** Given task **
Where does the string "this" appear? Copy every line of the entries below that holds it.

** Records for processing **
<<<<
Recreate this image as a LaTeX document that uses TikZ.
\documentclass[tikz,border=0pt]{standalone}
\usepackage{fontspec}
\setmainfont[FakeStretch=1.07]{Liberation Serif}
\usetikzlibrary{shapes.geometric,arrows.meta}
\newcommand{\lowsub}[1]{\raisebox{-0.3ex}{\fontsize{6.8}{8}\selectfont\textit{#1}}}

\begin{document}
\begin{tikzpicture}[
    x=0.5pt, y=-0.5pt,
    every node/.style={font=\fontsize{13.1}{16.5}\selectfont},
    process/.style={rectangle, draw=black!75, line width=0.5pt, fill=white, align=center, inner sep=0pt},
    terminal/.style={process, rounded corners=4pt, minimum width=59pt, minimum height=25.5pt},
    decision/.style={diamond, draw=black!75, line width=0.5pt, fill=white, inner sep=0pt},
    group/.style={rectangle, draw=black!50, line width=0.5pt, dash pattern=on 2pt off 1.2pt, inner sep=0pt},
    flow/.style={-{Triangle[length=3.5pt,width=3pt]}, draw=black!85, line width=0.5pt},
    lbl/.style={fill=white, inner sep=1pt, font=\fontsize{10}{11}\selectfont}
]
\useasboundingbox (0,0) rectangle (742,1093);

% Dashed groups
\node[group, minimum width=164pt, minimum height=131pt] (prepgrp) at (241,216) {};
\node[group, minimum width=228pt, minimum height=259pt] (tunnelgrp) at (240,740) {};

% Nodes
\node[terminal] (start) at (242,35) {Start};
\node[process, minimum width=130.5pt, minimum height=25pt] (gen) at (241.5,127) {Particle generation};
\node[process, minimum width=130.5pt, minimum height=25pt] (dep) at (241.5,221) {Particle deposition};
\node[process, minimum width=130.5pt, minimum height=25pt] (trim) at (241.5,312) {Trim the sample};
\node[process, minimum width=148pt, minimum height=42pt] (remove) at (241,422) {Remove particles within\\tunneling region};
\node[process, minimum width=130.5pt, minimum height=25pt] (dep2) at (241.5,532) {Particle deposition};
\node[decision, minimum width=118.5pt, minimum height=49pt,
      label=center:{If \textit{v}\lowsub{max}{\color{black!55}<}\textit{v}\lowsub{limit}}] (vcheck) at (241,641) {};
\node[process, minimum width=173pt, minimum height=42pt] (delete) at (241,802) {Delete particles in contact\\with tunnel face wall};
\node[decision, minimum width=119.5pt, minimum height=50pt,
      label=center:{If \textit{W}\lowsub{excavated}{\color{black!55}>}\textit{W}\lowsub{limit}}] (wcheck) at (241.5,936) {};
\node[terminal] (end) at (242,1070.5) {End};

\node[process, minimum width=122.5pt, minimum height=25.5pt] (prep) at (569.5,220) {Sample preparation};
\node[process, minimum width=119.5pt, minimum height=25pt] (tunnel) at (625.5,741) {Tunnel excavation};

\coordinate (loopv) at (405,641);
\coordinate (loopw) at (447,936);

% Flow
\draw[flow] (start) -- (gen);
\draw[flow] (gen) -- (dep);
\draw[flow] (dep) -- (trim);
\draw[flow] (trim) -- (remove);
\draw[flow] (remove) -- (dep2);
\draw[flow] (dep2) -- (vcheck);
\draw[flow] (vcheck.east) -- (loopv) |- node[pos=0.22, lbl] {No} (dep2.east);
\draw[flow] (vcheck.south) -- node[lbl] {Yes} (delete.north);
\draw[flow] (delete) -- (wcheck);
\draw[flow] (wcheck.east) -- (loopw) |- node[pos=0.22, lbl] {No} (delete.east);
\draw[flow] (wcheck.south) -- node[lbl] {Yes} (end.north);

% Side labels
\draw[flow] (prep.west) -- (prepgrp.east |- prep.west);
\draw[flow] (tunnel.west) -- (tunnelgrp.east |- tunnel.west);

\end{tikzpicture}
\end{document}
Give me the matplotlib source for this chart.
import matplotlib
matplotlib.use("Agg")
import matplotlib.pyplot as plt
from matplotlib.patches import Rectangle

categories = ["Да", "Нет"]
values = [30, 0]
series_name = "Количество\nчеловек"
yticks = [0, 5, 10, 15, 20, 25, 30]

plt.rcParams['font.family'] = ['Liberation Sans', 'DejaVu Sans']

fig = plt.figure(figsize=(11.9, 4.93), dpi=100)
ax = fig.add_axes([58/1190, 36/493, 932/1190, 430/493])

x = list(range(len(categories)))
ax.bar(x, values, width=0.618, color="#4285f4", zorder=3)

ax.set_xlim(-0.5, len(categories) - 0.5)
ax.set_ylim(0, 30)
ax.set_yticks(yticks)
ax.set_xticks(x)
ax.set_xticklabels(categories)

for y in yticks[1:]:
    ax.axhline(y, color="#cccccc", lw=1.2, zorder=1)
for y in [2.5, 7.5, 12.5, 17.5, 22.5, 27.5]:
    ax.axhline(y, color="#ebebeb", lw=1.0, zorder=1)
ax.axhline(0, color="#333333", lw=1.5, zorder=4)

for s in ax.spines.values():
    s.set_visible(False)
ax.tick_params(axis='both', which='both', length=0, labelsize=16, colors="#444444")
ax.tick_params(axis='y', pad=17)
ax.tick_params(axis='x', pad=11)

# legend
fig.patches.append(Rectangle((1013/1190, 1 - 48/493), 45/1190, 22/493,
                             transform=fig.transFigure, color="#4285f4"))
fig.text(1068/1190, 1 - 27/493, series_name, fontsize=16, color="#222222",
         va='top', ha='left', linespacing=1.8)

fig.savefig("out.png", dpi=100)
>>>>
<<<<
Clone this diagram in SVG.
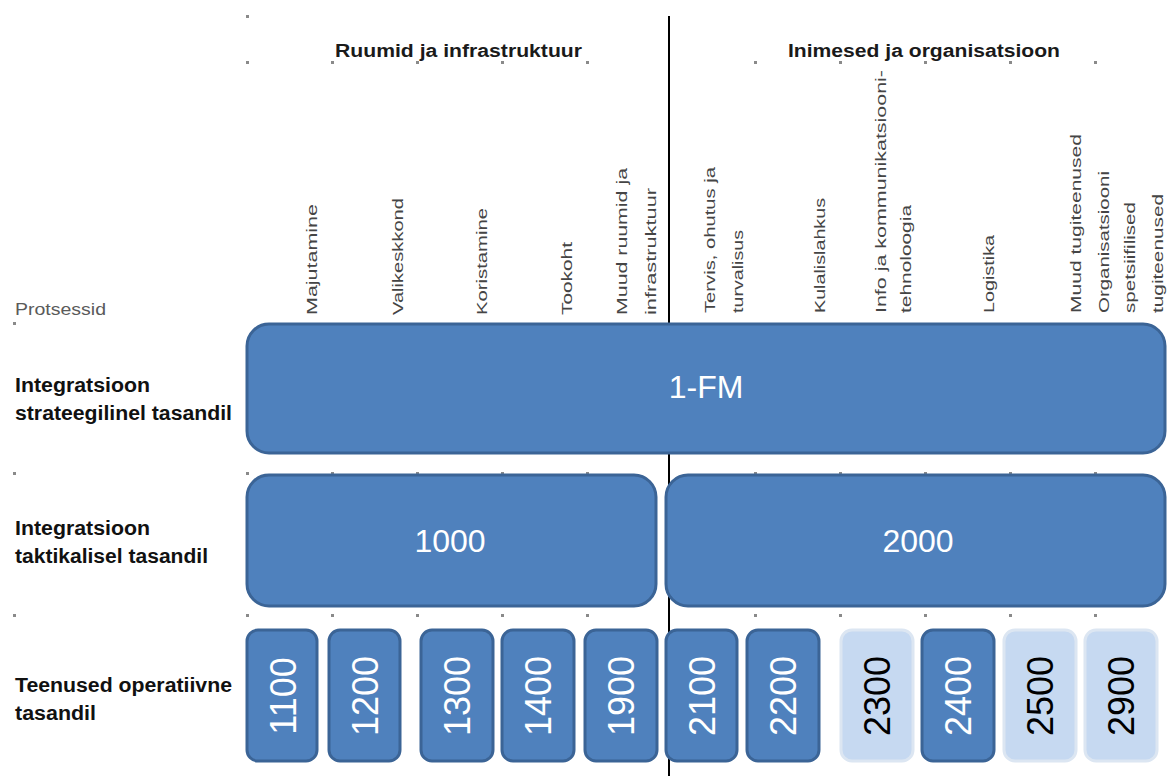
>>>>
** The result **
Recreate this image as a LaTeX document that uses TikZ.
Give me the matplotlib source for this chart.
Clone this diagram in SVG.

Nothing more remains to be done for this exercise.